PGAB: From genome sequence to draft model
=========================================

PGAB stands for PGAP-based workflow.

.. note::

    This workflow is still in the idea stage and will be object to a future update.

Generating a model for an organism, where no information on genes and proteins is obtainable via any database, 
causes the problem, that the model will not contain valid database identifiers for any GeneProduct. To resolve this issue, the 
workflow in Figure :numref:`pgab_workflow` can be used.

1. First, annotate the genome with NCBI's Prokaryotic Genome Annotation Pipeline (PGAP) to obtain the same FASTA format as used in NCBI and use the flag for taxonomy checking.
2. Then use DIAMOND with the ``nr`` database from NCBI and the obtained annotated FASTA file as input. Restrict the search to your organism's taxon if known.
3. Check if any protein in the annotation FASTA file still has no database identifier.
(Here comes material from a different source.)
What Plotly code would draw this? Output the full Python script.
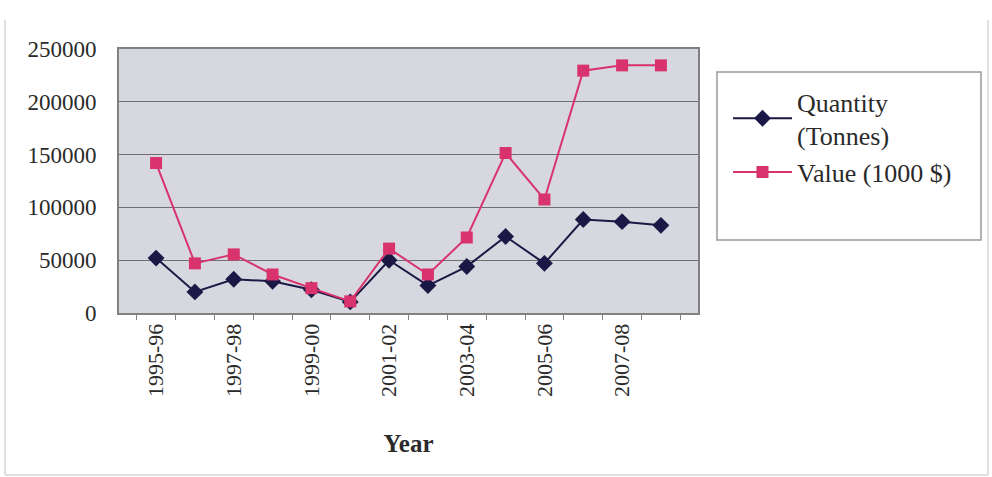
import plotly.graph_objects as go

years = ["1995-96", "1996-97", "1997-98", "1998-99", "1999-00", "2000-01", "2001-02",
         "2002-03", "2003-04", "2004-05", "2005-06", "2006-07", "2007-08", "2008-09"]
quantity = [52000, 20000, 32000, 30000, 22000, 10500, 50000,
            26000, 44000, 72500, 47000, 88500, 86500, 83000]
value = [142000, 47000, 55500, 36500, 23500, 11000, 61000,
         36500, 71500, 151500, 107500, 229500, 234500, 234500]
# every other year is labelled on the x axis
tick_text = [y if i % 2 == 0 else "" for i, y in enumerate(years)]

serif = "Liberation Serif, Times New Roman, serif"
navy = "#1b1846"
pink = "#d8336c"


def px_x(p):
    # figure pixel -> paper x
    return (p - 119) / 579


def px_y(p):
    # figure pixel -> paper y
    return (313 - p) / 264


fig = go.Figure()
fig.add_trace(go.Scatter(
    x=years, y=quantity, name="Quantity<br>(Tonnes)", mode="lines+markers",
    line=dict(color=navy, width=2),
    marker=dict(symbol="diamond", size=13, color=navy),
))
fig.add_trace(go.Scatter(
    x=years, y=value, name="Value (1000 $)", mode="lines+markers",
    line=dict(color=pink, width=2),
    marker=dict(symbol="square", size=12, color=pink),
))

frame = dict(color="#e0e0e0", width=2)
fig.update_layout(
    width=992, height=477,
    margin=dict(l=119, r=294, t=49, b=164),
    paper_bgcolor="white",
    plot_bgcolor="#d7d7df",
    font=dict(family=serif, size=22, color="#2a2a2a"),
    legend=dict(
        x=px_x(728), y=px_y(78), xanchor="left", yanchor="top",
        font=dict(family=serif, size=26, color="#2a2a2a"),
        bgcolor="rgba(0,0,0,0)", borderwidth=0,
        itemwidth=59, tracegroupgap=0,
    ),
    shapes=[
        # legend frame
        dict(type="rect", xref="paper", yref="paper",
             x0=px_x(717), x1=px_x(981), y0=px_y(240), y1=px_y(72),
             line=dict(color="#9a9a9a", width=1.5), layer="below"),
        # outer chart frame: left, bottom, right edges
        dict(type="line", xref="paper", yref="paper",
             x0=px_x(5), x1=px_x(5), y0=px_y(475), y1=px_y(20), line=frame),
        dict(type="line", xref="paper", yref="paper",
             x0=px_x(5), x1=px_x(988), y0=px_y(475), y1=px_y(475), line=frame),
        dict(type="line", xref="paper", yref="paper",
             x0=px_x(988), x1=px_x(988), y0=px_y(475), y1=px_y(20), line=frame),
    ],
)

fig.update_xaxes(
    type="category", categoryorder="array", categoryarray=years,
    tickvals=years, ticktext=tick_text, tickangle=-90,
    tickson="boundaries", ticks="outside", ticklen=5, tickcolor="#808080",
    showgrid=False, showline=True, linecolor="#808080", linewidth=2, mirror=True,
    tickfont=dict(family=serif, size=22, color="#2a2a2a"),
    title=dict(text="<b>Year</b>", font=dict(family=serif, size=25, color="#2a2a2a"),
               standoff=38),
)
fig.update_yaxes(
    range=[0, 250000], dtick=50000, tickformat="d",
    showgrid=True, gridcolor="#6f6f6f", gridwidth=1,
    showline=True, linecolor="#808080", linewidth=2, mirror=True,
    ticks="", ticklabelstandoff=16,
    tickfont=dict(family=serif, size=23, color="#2a2a2a"),
    zeroline=False,
)

fig.write_html("out.html")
    | -> YES: Rerun DIAMOND without the taxonomy check and without the restriction for the organism's taxon.
    |
    | -> NO: Continue with step 4.

4. Add the DIAMOND result to the annotated FASTA file.
5. Run e.g. ``CarveMe`` to construct a draft model.
6. Check, if any GeneProducts without NCBI Protein or RefSeq identifiers occur in the model.

    | -> YES: 
    |     i. Use individual BLAST searches for the remaining GeneProducts.
    |     ii. Add the results to the annotated and refined FASTA file.
    |     iii. Create again a draft model with the same program with the newly refined FASTA file.
    | 
    | -> NO: The draft model is done.

.. _pgab_workflow:

.. figure:: images/pgab_pipeline-overview.png
  :alt: Workflow from genome sequence to a draft model

  Workflow from genome sequence to a draft model.